Starting at the line that contains "Recreate this image" and stopping after the line that contains "-35, -40, -45];", copy the lines exactly. Pictures are left out.

----

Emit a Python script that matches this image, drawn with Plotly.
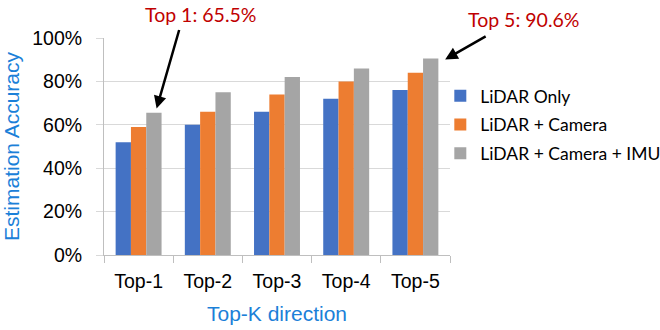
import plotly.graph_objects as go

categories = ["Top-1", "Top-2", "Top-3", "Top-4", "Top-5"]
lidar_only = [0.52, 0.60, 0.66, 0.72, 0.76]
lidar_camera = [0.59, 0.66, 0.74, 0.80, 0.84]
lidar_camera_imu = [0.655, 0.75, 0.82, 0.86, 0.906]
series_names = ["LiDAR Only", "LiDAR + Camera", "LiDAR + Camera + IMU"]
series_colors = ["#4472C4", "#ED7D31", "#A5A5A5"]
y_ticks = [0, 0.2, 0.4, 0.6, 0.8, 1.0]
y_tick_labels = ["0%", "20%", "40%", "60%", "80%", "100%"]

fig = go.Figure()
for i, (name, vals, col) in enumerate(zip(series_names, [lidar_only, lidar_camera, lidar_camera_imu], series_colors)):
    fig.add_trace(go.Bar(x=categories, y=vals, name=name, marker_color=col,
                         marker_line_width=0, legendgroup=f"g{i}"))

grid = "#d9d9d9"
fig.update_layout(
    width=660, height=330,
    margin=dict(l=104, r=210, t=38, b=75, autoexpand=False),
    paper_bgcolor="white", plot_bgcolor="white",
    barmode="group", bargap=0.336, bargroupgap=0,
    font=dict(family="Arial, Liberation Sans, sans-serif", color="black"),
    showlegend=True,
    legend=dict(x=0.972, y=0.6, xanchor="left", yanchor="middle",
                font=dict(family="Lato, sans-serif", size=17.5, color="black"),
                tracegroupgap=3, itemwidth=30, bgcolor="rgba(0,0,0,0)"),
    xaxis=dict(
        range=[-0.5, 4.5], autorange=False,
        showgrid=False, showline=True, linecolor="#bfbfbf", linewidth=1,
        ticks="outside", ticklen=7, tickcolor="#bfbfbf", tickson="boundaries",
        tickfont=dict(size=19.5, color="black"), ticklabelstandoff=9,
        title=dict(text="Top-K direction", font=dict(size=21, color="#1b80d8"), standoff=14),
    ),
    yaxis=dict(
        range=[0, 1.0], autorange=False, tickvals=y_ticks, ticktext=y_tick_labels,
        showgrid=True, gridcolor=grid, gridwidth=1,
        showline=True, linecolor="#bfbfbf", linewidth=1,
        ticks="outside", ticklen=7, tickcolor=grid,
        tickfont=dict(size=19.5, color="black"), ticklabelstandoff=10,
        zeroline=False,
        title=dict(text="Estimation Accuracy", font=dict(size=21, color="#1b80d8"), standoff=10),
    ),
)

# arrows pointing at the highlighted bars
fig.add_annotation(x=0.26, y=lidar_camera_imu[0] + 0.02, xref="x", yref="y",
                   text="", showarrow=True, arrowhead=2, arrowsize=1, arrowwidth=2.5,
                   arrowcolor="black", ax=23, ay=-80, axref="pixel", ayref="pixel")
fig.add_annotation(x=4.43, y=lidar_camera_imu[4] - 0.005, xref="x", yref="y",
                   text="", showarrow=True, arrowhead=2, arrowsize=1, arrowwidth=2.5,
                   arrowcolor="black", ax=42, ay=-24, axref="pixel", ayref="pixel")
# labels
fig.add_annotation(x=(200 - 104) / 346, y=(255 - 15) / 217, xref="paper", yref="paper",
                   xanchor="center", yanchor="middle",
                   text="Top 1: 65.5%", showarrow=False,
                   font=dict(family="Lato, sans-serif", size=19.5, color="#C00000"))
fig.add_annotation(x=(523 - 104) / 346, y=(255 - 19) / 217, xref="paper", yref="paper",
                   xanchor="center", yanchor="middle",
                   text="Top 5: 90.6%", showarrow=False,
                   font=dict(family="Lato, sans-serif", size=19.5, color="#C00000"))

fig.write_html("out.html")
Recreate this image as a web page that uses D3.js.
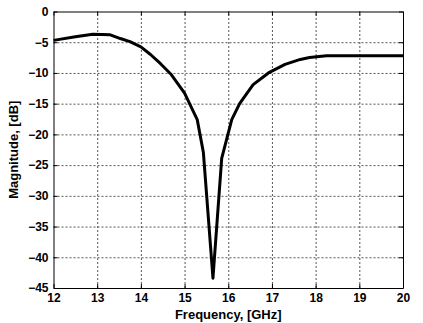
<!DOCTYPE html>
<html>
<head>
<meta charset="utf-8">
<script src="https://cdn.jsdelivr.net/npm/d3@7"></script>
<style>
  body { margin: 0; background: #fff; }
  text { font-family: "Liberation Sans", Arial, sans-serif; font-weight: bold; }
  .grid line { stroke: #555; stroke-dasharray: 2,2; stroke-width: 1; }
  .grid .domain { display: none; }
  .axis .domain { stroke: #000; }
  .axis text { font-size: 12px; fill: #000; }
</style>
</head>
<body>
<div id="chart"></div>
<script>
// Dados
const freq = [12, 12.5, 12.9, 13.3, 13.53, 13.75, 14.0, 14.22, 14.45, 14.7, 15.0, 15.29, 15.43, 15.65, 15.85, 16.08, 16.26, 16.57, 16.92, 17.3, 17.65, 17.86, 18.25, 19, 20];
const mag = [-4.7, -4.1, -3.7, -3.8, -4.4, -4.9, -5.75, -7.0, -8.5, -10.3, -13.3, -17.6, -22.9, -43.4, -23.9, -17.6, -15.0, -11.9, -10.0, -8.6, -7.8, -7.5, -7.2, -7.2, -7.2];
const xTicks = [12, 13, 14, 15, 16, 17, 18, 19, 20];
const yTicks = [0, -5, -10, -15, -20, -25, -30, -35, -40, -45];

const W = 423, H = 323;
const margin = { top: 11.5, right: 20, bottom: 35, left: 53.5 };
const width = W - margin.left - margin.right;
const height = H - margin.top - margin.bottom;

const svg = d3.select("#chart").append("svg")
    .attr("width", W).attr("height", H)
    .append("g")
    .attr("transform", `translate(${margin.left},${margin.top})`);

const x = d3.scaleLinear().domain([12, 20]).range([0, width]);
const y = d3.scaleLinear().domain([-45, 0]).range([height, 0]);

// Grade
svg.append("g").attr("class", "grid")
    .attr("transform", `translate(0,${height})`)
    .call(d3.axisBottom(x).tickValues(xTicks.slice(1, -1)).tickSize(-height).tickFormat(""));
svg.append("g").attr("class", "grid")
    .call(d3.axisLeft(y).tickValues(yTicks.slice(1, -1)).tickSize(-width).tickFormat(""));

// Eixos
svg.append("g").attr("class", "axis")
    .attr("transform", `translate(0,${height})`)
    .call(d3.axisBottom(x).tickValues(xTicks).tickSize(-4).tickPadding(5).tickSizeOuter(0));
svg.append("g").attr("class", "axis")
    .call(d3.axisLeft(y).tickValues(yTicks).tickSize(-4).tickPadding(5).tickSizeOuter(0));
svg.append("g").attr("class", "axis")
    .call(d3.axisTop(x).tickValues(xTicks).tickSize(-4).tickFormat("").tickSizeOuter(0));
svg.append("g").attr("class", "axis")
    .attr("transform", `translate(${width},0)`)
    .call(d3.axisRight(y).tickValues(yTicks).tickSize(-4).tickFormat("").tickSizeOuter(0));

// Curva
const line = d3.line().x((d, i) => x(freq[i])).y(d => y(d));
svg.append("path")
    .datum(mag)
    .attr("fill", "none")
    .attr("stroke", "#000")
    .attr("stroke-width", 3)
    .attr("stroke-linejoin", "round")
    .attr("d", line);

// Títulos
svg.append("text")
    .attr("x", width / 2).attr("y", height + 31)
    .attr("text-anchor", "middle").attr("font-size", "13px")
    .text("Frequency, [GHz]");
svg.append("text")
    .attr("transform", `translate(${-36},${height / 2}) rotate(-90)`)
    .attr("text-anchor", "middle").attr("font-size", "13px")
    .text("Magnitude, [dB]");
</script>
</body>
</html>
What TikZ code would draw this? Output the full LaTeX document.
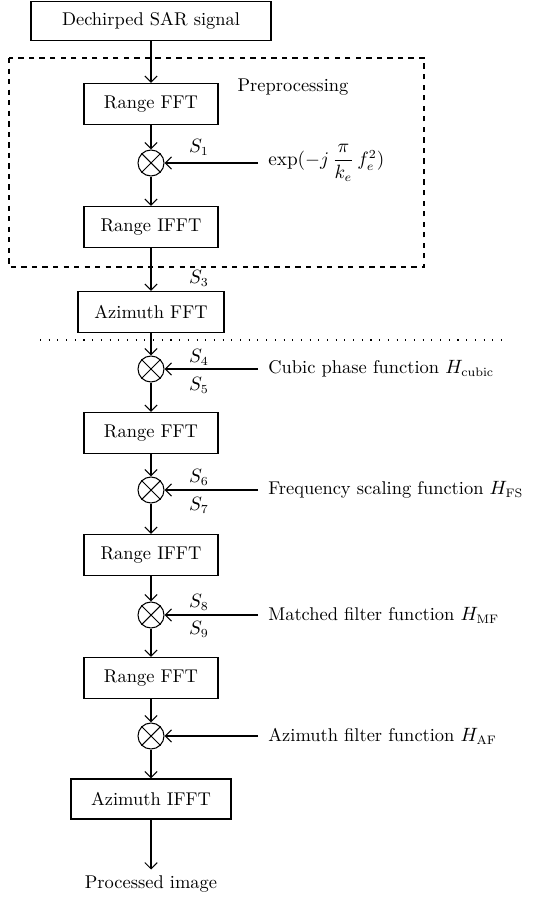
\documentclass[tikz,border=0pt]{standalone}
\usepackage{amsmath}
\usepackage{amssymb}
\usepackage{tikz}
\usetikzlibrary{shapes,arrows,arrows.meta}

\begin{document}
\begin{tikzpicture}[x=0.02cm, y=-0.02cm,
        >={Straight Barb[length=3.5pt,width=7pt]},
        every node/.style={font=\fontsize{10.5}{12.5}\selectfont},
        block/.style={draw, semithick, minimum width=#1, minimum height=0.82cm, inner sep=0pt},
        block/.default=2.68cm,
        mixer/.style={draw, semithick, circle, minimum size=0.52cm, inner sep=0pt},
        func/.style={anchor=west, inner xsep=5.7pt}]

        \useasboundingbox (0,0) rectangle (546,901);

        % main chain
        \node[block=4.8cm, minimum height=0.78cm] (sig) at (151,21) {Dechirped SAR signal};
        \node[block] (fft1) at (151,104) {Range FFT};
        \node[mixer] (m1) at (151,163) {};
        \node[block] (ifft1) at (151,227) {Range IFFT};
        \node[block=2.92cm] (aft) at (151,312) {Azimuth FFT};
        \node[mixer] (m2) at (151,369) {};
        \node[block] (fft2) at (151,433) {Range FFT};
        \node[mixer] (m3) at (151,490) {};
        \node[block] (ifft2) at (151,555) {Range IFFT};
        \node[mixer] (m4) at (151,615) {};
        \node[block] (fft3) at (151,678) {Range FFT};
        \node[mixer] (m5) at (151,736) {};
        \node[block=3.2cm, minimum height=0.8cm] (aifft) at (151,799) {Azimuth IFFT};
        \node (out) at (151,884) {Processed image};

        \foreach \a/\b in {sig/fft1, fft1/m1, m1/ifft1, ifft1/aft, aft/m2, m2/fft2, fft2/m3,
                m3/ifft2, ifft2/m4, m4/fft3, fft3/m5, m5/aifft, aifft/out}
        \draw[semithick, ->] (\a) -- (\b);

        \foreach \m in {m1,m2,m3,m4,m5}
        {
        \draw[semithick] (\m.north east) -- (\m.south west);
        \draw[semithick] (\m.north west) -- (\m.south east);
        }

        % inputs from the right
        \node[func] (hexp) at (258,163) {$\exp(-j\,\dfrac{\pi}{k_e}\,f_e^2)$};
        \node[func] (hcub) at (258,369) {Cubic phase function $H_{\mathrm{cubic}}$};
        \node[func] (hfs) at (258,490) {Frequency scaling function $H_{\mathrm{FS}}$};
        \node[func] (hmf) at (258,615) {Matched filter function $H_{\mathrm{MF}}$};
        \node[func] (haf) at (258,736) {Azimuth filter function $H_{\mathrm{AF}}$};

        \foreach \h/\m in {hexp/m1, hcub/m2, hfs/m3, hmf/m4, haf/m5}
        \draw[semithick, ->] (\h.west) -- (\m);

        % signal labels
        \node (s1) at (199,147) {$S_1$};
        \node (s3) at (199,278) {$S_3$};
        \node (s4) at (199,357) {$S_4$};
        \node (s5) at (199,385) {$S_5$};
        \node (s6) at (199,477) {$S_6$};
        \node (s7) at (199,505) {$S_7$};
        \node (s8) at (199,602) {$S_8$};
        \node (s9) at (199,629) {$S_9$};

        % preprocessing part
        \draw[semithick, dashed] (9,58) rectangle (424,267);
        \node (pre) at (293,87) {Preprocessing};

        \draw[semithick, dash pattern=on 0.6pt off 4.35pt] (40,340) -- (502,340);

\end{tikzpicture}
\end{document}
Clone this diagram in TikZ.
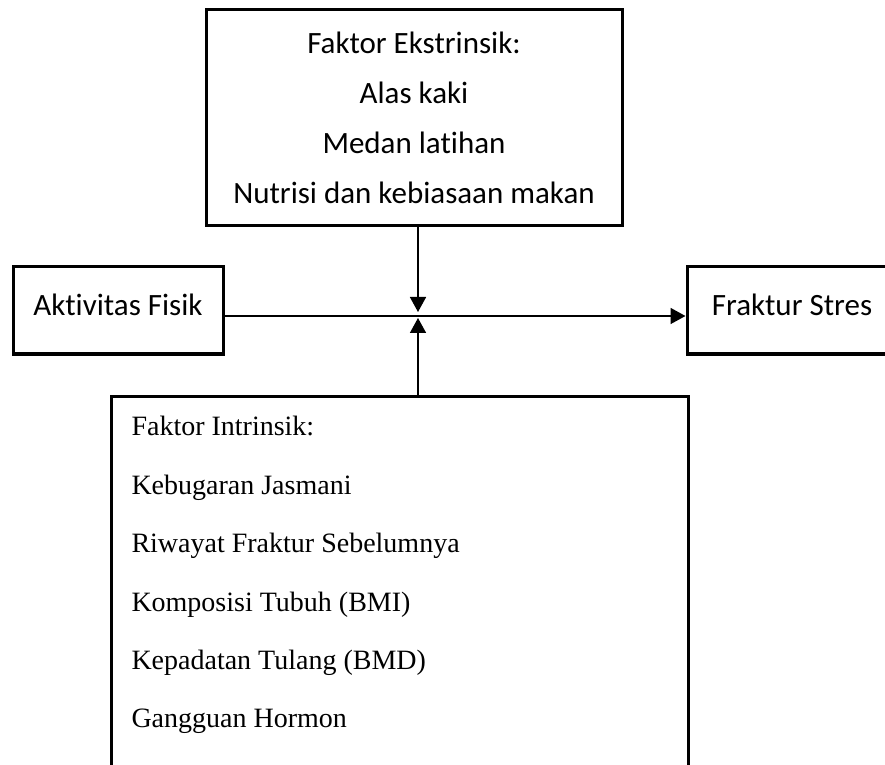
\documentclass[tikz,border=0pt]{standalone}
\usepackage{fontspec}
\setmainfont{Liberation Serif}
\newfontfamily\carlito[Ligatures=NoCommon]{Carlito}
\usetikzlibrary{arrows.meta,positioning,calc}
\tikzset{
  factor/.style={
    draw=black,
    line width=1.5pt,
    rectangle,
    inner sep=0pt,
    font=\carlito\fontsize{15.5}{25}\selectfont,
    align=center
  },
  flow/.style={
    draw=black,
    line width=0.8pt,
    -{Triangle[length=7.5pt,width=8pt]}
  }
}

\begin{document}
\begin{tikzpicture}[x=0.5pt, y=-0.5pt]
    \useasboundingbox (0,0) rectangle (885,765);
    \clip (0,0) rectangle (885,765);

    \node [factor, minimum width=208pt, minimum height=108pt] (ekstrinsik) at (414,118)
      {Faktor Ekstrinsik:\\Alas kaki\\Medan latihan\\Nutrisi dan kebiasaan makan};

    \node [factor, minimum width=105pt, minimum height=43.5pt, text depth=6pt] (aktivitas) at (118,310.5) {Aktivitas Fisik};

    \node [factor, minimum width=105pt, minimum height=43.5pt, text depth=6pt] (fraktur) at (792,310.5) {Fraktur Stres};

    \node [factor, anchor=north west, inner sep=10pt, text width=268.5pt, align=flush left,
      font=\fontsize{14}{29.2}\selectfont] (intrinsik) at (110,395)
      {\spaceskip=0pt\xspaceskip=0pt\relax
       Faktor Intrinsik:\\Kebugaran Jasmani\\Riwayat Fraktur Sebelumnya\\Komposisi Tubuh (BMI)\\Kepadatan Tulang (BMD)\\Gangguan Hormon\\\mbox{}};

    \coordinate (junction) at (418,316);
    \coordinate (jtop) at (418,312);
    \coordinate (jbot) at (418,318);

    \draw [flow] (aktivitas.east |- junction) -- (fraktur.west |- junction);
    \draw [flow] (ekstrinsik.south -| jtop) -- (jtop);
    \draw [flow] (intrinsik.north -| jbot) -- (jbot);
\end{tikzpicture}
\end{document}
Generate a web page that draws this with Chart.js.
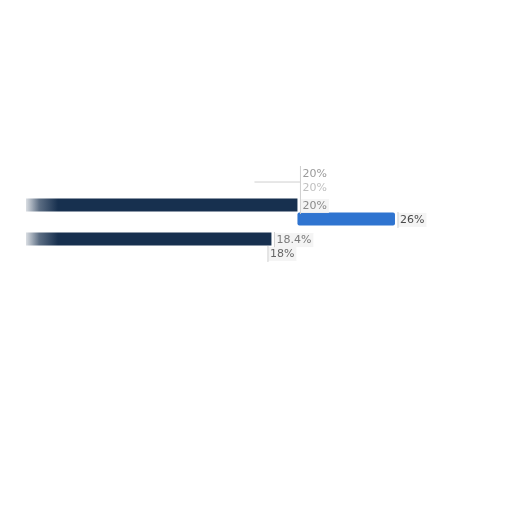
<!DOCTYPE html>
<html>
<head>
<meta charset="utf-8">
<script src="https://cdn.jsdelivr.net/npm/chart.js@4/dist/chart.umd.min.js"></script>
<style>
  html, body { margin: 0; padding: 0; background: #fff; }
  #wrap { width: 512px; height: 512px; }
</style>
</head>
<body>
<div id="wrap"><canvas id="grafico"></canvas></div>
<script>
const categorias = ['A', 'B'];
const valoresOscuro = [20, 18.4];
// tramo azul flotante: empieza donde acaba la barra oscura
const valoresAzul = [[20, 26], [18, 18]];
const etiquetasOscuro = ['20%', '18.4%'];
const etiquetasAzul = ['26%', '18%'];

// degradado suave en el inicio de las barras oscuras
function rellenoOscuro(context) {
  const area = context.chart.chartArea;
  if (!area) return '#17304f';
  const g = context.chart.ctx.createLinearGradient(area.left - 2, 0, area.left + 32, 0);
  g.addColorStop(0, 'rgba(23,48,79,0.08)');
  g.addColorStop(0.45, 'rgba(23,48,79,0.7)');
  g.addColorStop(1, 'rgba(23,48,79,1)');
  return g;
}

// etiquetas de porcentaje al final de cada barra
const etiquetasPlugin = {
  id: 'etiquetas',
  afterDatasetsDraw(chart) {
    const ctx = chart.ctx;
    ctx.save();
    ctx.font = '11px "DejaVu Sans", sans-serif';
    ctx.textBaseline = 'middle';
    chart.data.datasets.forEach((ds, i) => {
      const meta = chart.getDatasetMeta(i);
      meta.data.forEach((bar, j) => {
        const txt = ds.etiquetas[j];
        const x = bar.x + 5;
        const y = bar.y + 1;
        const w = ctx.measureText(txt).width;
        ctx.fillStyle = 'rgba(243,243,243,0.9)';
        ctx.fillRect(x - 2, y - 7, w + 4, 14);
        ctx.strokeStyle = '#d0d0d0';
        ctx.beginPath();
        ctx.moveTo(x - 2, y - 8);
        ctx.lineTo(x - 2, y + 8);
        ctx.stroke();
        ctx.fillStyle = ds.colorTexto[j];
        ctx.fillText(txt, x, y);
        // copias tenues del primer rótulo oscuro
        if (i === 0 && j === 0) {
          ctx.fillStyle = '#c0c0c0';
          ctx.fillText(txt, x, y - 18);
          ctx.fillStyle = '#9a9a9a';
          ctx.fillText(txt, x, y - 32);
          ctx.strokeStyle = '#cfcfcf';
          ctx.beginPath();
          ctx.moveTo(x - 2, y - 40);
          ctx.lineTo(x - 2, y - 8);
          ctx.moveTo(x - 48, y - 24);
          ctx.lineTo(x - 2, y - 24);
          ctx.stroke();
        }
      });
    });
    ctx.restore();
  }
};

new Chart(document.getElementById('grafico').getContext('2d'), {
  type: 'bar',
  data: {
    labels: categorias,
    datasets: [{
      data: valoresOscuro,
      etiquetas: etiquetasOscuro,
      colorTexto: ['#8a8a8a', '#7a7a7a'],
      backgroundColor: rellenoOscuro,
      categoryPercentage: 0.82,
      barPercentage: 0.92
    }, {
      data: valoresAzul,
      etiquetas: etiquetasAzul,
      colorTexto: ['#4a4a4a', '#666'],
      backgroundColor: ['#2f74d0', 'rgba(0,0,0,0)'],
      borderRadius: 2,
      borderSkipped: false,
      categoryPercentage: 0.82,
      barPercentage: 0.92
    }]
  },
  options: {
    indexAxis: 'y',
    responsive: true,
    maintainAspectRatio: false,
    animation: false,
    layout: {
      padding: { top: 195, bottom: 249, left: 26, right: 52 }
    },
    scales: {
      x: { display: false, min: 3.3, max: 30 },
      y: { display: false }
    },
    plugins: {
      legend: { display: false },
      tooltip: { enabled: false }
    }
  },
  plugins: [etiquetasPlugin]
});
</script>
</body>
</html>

----

## RESULT OF THIS TASK:
Recreate this image as a web page that uses D3.js.
<!DOCTYPE html>
<html>
<head>
<meta charset="utf-8">
<script src="https://cdn.jsdelivr.net/npm/d3@7"></script>
<style>
  body { margin: 0; background: #fff; }
  text { font-family: "Liberation Sans", Arial, sans-serif; font-weight: bold; }
  .grid line { stroke: #555; stroke-dasharray: 2,2; stroke-width: 1; }
  .grid .domain { display: none; }
  .axis .domain { stroke: #000; }
  .axis text { font-size: 12px; fill: #000; }
</style>
</head>
<body>
<div id="chart"></div>
<script>
// Dados
const freq = [12, 12.5, 12.9, 13.3, 13.53, 13.75, 14.0, 14.22, 14.45, 14.7, 15.0, 15.29, 15.43, 15.65, 15.85, 16.08, 16.26, 16.57, 16.92, 17.3, 17.65, 17.86, 18.25, 19, 20];
const mag = [-4.7, -4.1, -3.7, -3.8, -4.4, -4.9, -5.75, -7.0, -8.5, -10.3, -13.3, -17.6, -22.9, -43.4, -23.9, -17.6, -15.0, -11.9, -10.0, -8.6, -7.8, -7.5, -7.2, -7.2, -7.2];
const xTicks = [12, 13, 14, 15, 16, 17, 18, 19, 20];
const yTicks = [0, -5, -10, -15, -20, -25, -30, -35, -40, -45];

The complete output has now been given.